Werner von Falkenstein

Werner von Falkenstein (c.1355–October 4, 1418), was a German Archbishop and Elector of Trier. He served as Archbishop from 1388 to 1418 as Werner III; he was the great-nephew of his predecessor Kuno II von Falkenstein (1362-1388). He should not be confused with another Werner von Falkenstein, a member of the House of Falkenstein in the Höllental who lived around the same time and was related to another Kuno von Falkenstein.

LifeEdit

 
Tomb of Werner von Falkenstein in the Basilica of St.
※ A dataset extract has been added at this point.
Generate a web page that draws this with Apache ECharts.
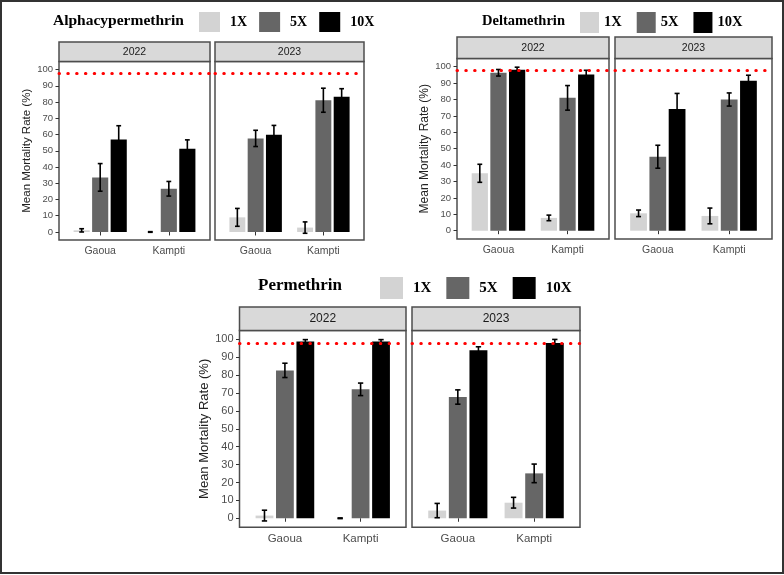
<!doctype html>
<html lang="en">
<head>
<meta charset="UTF-8"/>
<title>Mean Mortality Rate - dose response</title>
<script src="https://cdn.jsdelivr.net/npm/echarts@6/dist/echarts.min.js"></script>
<style>
html, body { margin: 0; padding: 0; background: #fff; }
#chart { width: 784px; height: 575px; }
</style>
</head>
<body>

<div id="chart"></div>

<script>

// ---- data ----
var sites = ['Gaoua', 'Kampti'];
var years = ['2022', '2023'];
var doses = ['1X', '5X', '10X'];
var yTicks = [0, 10, 20, 30, 40, 50, 60, 70, 80, 90, 100];
var threshold = 98;

// rows = dose (1X, 5X, 10X), columns = site (Gaoua, Kampti)
var alpha2022Mean = [[1, 0], [33.6, 26.6], [57, 51.2]];
var alpha2022Err  = [[1, 0.2], [8.5, 4.5], [8.4, 5.5]];
var alpha2023Mean = [[9, 2.7], [57.6, 81.1], [59.8, 83.2]];
var alpha2023Err  = [[5.5, 3.5], [5, 7.4], [5.8, 5]];

var delta2022Mean = [[35, 7.8], [96.3, 81], [98.2, 95.3]];
var delta2022Err  = [[5.5, 1.7], [2, 7.5], [1.5, 2.5]];
var delta2023Mean = [[10.6, 9], [45.1, 80], [74.2, 91.5]];
var delta2023Err  = [[2, 4.8], [7, 4], [9.5, 3.3]];

var perm2022Mean = [[1.5, 0], [82.7, 72.1], [98.9, 98.9]];
var perm2022Err  = [[3, 0.2], [4, 3.5], [1, 1]];
var perm2023Mean = [[4.3, 8.7], [67.8, 25.1], [93.9, 98]];
var perm2023Err  = [[4, 3], [4, 5.2], [2, 2]];

// ---- look ----
var doseColors = ['#d3d3d3', '#666666', '#000000'];
var offsets = [-0.27, 0, 0.27];   // dodge, in x units
var barW = 0.235;
var capHalf = 0.035;

var panels = [
  {
    title: 'Alphacypermethrin', titleLeft: 53, titleTop: 13, titleSize: 15.5,
    legend: { left: 199, top: 12, w: 21, h: 20, size: 14, pad: 5, gap: 12 },
    mean: [alpha2022Mean, alpha2023Mean], err: [alpha2022Err, alpha2023Err],
    grids: [[59, 151], [215, 149]], top: 61.4, height: 178.7, stripTop: 42,
    tickSize: 9.5, xSize: 10.5, stripSize: 10.5, nameSize: 11.5, nameGap: 26
  },
  {
    title: 'Deltamethrin', titleLeft: 482, titleTop: 14, titleSize: 14.5,
    legend: { left: 580, top: 12, w: 19, h: 21, size: 14.5, pad: 0, gap: 15 },
    mean: [delta2022Mean, delta2023Mean], err: [delta2022Err, delta2023Err],
    grids: [[457, 152], [615, 157]], top: 58.5, height: 180.4, stripTop: 37,
    tickSize: 9.5, xSize: 10.5, stripSize: 10.5, nameSize: 12, nameGap: 26
  },
  {
    title: 'Permethrin', titleLeft: 258, titleTop: 277, titleSize: 17,
    legend: { left: 380, top: 277, w: 23, h: 22, size: 15, pad: 5, gap: 15 },
    mean: [perm2022Mean, perm2023Mean], err: [perm2022Err, perm2023Err],
    grids: [[239.5, 166.5], [412, 168]], top: 330.5, height: 196.7, stripTop: 307,
    tickSize: 11, xSize: 11.5, stripSize: 12, nameSize: 13, nameGap: 29
  }
];

function barRender(d) {
  return function (params, api) {
    var cx = api.value(0) + offsets[d];
    var v = api.value(1);
    var a = api.coord([cx - barW / 2, v]);
    var b = api.coord([cx + barW / 2, 0]);
    return {
      type: 'rect',
      shape: { x: a[0], y: a[1], width: b[0] - a[0], height: b[1] - a[1] },
      style: { fill: api.visual('color') }
    };
  };
}

function errRender(params, api) {
  var cx = api.value(0) + offsets[api.value(1)];
  var m = api.value(2), e = api.value(3);
  var t = api.coord([cx, m + e]);
  var b = api.coord([cx, m - e]);
  var l = api.coord([cx - capHalf, 0])[0];
  var r = api.coord([cx + capHalf, 0])[0];
  var st = { stroke: '#000', lineWidth: 1.6 };
  return {
    type: 'group',
    children: [
      { type: 'line', shape: { x1: t[0], y1: t[1], x2: b[0], y2: b[1] }, style: st },
      { type: 'line', shape: { x1: l, y1: t[1], x2: r, y2: t[1] }, style: st },
      { type: 'line', shape: { x1: l, y1: b[1], x2: r, y2: b[1] }, style: st }
    ]
  };
}

var option = {
  backgroundColor: '#fff',
  animation: false,
  title: [], legend: [], grid: [], xAxis: [], yAxis: [], series: [],
  graphic: [
    { type: 'rect', shape: { x: 1, y: 1, width: 782, height: 572 },
      style: { fill: 'none', stroke: '#333', lineWidth: 2 }, z: 100 }
  ]
};

panels.forEach(function (p) {
  option.title.push({
    text: p.title, left: p.titleLeft, top: p.titleTop, padding: 0,
    textStyle: { fontFamily: 'Liberation Serif', fontWeight: 'bold', fontSize: p.titleSize, color: '#000' }
  });
  option.legend.push({
    data: doses, left: p.legend.left, top: p.legend.top, padding: 0,
    icon: 'rect', itemWidth: p.legend.w, itemHeight: p.legend.h, itemGap: p.legend.gap,
    selectedMode: false,
    textStyle: { fontFamily: 'Liberation Serif', fontWeight: 'bold', fontSize: p.legend.size,
                 color: '#000', padding: [0, 0, 0, p.legend.pad] }
  });

  years.forEach(function (yr, yi) {
    var g = option.grid.length;
    var gl = p.grids[yi][0], gw = p.grids[yi][1];
    option.grid.push({
      left: gl, top: p.top, width: gw, height: p.height,
      show: true, borderColor: '#4d4d4d', borderWidth: 1.5, backgroundColor: '#fff'
    });
    option.xAxis.push({
      gridIndex: g, type: 'value', min: 0.4, max: 2.6,
      axisLine: { show: false },
      splitLine: { show: false },
      axisTick: { show: true, length: 3.5, lineStyle: { color: '#333' }, customValues: [1, 2] },
      axisLabel: {
        customValues: [1, 2], margin: 6, color: '#4d4d4d', fontSize: p.xSize,
        fontFamily: 'Liberation Sans',
        formatter: function (v) { return sites[Math.round(v) - 1]; }
      }
    });
    option.yAxis.push({
      gridIndex: g, type: 'value', min: -5, max: 105,
      name: yi === 0 ? 'Mean Mortality Rate (%)' : '',
      nameLocation: 'middle', nameGap: p.nameGap, nameRotate: 90,
      nameTextStyle: { fontFamily: 'Liberation Sans', fontSize: p.nameSize, color: '#222' },
      axisLine: { show: false },
      splitLine: { show: false },
      axisTick: { show: yi === 0, length: 3.5, lineStyle: { color: '#333' }, customValues: yTicks },
      axisLabel: { show: yi === 0, customValues: yTicks, margin: 6, color: '#4d4d4d',
                   fontSize: p.tickSize, fontFamily: 'Liberation Sans' }
    });

    doses.forEach(function (ds, d) {
      option.series.push({
        name: ds, type: 'custom', xAxisIndex: g, yAxisIndex: g,
        itemStyle: { color: doseColors[d] },
        renderItem: barRender(d),
        encode: { x: 0, y: 1 },
        data: sites.map(function (s, si) { return [si + 1, p.mean[yi][d][si]]; }),
        z: 2
      });
    });

    var errData = [];
    doses.forEach(function (ds, d) {
      sites.forEach(function (s, si) {
        errData.push([si + 1, d, p.mean[yi][d][si], p.err[yi][d][si]]);
      });
    });
    option.series.push({
      name: 'err', type: 'custom', xAxisIndex: g, yAxisIndex: g,
      renderItem: errRender,
      encode: { x: 0, y: 2 },
      data: errData,
      z: 3,
      markLine: {
        silent: true, symbol: 'none', label: { show: false },
        lineStyle: { color: '#ff0000', width: 3, type: [0.5, 8.3], cap: 'round' },
        data: [{ yAxis: threshold }]
      }
    });

    // facet strip
    option.graphic.push({
      type: 'rect',
      shape: { x: gl, y: p.stripTop, width: gw, height: p.top - p.stripTop },
      style: { fill: '#d9d9d9', stroke: '#4d4d4d', lineWidth: 1.5 }
    });
    option.graphic.push({
      type: 'text', x: gl + gw / 2, y: (p.stripTop + p.top) / 2,
      style: { text: yr, fill: '#1a1a1a', fontSize: p.stripSize, fontFamily: 'Liberation Sans',
               align: 'center', verticalAlign: 'middle' }
    });
  });
});

var myChart = echarts.init(document.getElementById('chart'));
myChart.setOption(option);

</script>

</body>
</html>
Castor in Koblenz

Falkenstein was born around 1355 probably at Falkenstein Castle in what is now the German state of Rhineland-Palatinate. He was the eldest son of Philip VI von Falkenstein (before 1332–1374) and his second wife Agnes von Falkenstein-Münzenberg (c.1337–1383). He initially served as Archdeacon of Trier and was appointed provost of St. Florin at Koblenz on June 16, 1384, and later provost of the Basilica of St. Paulinus, Trier. After the resignation of his great-uncle, Archbishop Kuno, on January 6, 1388, he became coadjutor and, on April 3, was appointed archbishop by Pope Urban VI. On the September 21, 1388 he was consecrated as both priest and bishop.

On becoming bishop, Falkenstein successfully rejected his relatives claims to the money Kuno had accumulated in Trier, and used it to finance his numerous feuds, which he had with the Lords of Schleiden, Waldeck, Ehrenberg, the Counts Katzenelnbogen at Rheinfels Castle, and the cities of Oberwesel and St. Goar. The war with Oberwesel, the Weseler War or Weseler Feud, resulted from the king, Henry VII, pledging that imperial city, which was endowed with numerous rights and privileges, to his brother, Baldwin of Luxembourg, Archbishop of Trier, in 1309 and finally in 1312 . In 1389 von Falkenstein, as sovereign and local ruler, began a year-long siege of the city, in which cannon was also used. Because the Lords of the Schönburg switched over to his side, Wesel stood alone in the fight to preserve its rights. A mutual arrangement ended the war, but the status of Wesel as a Free imperial city (Reichsstadt) was not restored.

The country was devastated by the feuds, the state went bankrupt, and Werner III was confronted with a strong opposition in the cathedral chapter of Trier, which, in 1399, requested that Pope Boniface IX appoint a coadjutor at the side of the ailing archbishop, but this did not happen.

In 1402 von Falkenstein had the Wernerseck Castle, named after him, built in Pellenz as a border fortress against the Archbishop of Cologne. In Mayen, on 24 July 1405, he move the three annual markets, previously held on feasts of the Virgin Mary, to other dates, and with them the traditional Lukasmarkt to the Sunday after the Feast of Saint Luke, on October 18.

Archbishop Werner played no decisive part in the councils of Pisa (1409) and Constance. He left the burden of these tasks to his future successor as archbishop, the provost Otto von Ziegenhain. He died on October 4, 1418 at Peterseck Castle during an attack on St. Goar and was buried in the choir of the Basilica of St. Castor in Koblenz.